-- Source data start --
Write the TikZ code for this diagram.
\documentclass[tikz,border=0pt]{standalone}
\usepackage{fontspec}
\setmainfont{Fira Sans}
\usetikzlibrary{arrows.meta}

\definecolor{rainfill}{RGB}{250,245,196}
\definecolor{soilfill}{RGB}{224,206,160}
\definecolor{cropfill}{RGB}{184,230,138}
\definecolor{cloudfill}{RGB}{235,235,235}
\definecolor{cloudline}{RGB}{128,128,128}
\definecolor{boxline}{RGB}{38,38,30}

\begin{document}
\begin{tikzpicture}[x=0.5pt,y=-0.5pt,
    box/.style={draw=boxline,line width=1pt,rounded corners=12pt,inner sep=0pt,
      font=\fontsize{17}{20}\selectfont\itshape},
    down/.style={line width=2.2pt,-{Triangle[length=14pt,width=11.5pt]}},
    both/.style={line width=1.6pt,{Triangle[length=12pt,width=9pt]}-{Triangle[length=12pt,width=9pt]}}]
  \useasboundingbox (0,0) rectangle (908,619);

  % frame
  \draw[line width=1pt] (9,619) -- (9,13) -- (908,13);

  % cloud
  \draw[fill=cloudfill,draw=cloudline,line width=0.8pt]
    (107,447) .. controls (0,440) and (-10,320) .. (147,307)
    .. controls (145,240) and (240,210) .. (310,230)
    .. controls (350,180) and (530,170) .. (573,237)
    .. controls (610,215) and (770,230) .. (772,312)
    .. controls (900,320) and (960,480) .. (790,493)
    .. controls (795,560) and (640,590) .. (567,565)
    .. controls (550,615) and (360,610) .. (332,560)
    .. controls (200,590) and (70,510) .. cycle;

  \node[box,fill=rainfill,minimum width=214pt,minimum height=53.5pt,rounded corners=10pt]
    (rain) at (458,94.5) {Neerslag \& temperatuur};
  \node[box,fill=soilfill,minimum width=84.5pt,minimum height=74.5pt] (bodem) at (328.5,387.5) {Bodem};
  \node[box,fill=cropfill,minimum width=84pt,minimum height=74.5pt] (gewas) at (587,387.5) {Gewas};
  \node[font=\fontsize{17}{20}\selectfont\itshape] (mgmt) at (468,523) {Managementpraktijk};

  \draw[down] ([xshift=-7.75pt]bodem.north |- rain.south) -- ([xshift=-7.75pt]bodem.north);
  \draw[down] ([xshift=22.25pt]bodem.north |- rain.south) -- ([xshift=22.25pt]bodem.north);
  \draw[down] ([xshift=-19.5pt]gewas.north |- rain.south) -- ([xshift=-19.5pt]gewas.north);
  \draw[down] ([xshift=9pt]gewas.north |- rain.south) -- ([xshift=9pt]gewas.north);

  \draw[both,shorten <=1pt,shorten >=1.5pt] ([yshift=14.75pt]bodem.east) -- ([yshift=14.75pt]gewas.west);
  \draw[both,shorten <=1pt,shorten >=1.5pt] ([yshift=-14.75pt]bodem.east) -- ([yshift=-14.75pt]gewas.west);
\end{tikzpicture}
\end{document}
-- Source data end --
**What is being asked**
Copy the data above in full, character for character.

**Finished task**
Write the TikZ code for this diagram.
\documentclass[tikz,border=0pt]{standalone}
\usepackage{fontspec}
\setmainfont{Fira Sans}
\usetikzlibrary{arrows.meta}

\definecolor{rainfill}{RGB}{250,245,196}
\definecolor{soilfill}{RGB}{224,206,160}
\definecolor{cropfill}{RGB}{184,230,138}
\definecolor{cloudfill}{RGB}{235,235,235}
\definecolor{cloudline}{RGB}{128,128,128}
\definecolor{boxline}{RGB}{38,38,30}

\begin{document}
\begin{tikzpicture}[x=0.5pt,y=-0.5pt,
    box/.style={draw=boxline,line width=1pt,rounded corners=12pt,inner sep=0pt,
      font=\fontsize{17}{20}\selectfont\itshape},
    down/.style={line width=2.2pt,-{Triangle[length=14pt,width=11.5pt]}},
    both/.style={line width=1.6pt,{Triangle[length=12pt,width=9pt]}-{Triangle[length=12pt,width=9pt]}}]
  \useasboundingbox (0,0) rectangle (908,619);

  % frame
  \draw[line width=1pt] (9,619) -- (9,13) -- (908,13);

  % cloud
  \draw[fill=cloudfill,draw=cloudline,line width=0.8pt]
    (107,447) .. controls (0,440) and (-10,320) .. (147,307)
    .. controls (145,240) and (240,210) .. (310,230)
    .. controls (350,180) and (530,170) .. (573,237)
    .. controls (610,215) and (770,230) .. (772,312)
    .. controls (900,320) and (960,480) .. (790,493)
    .. controls (795,560) and (640,590) .. (567,565)
    .. controls (550,615) and (360,610) .. (332,560)
    .. controls (200,590) and (70,510) .. cycle;

  \node[box,fill=rainfill,minimum width=214pt,minimum height=53.5pt,rounded corners=10pt]
    (rain) at (458,94.5) {Neerslag \& temperatuur};
  \node[box,fill=soilfill,minimum width=84.5pt,minimum height=74.5pt] (bodem) at (328.5,387.5) {Bodem};
  \node[box,fill=cropfill,minimum width=84pt,minimum height=74.5pt] (gewas) at (587,387.5) {Gewas};
  \node[font=\fontsize{17}{20}\selectfont\itshape] (mgmt) at (468,523) {Managementpraktijk};

  \draw[down] ([xshift=-7.75pt]bodem.north |- rain.south) -- ([xshift=-7.75pt]bodem.north);
  \draw[down] ([xshift=22.25pt]bodem.north |- rain.south) -- ([xshift=22.25pt]bodem.north);
  \draw[down] ([xshift=-19.5pt]gewas.north |- rain.south) -- ([xshift=-19.5pt]gewas.north);
  \draw[down] ([xshift=9pt]gewas.north |- rain.south) -- ([xshift=9pt]gewas.north);

  \draw[both,shorten <=1pt,shorten >=1.5pt] ([yshift=14.75pt]bodem.east) -- ([yshift=14.75pt]gewas.west);
  \draw[both,shorten <=1pt,shorten >=1.5pt] ([yshift=-14.75pt]bodem.east) -- ([yshift=-14.75pt]gewas.west);
\end{tikzpicture}
\end{document}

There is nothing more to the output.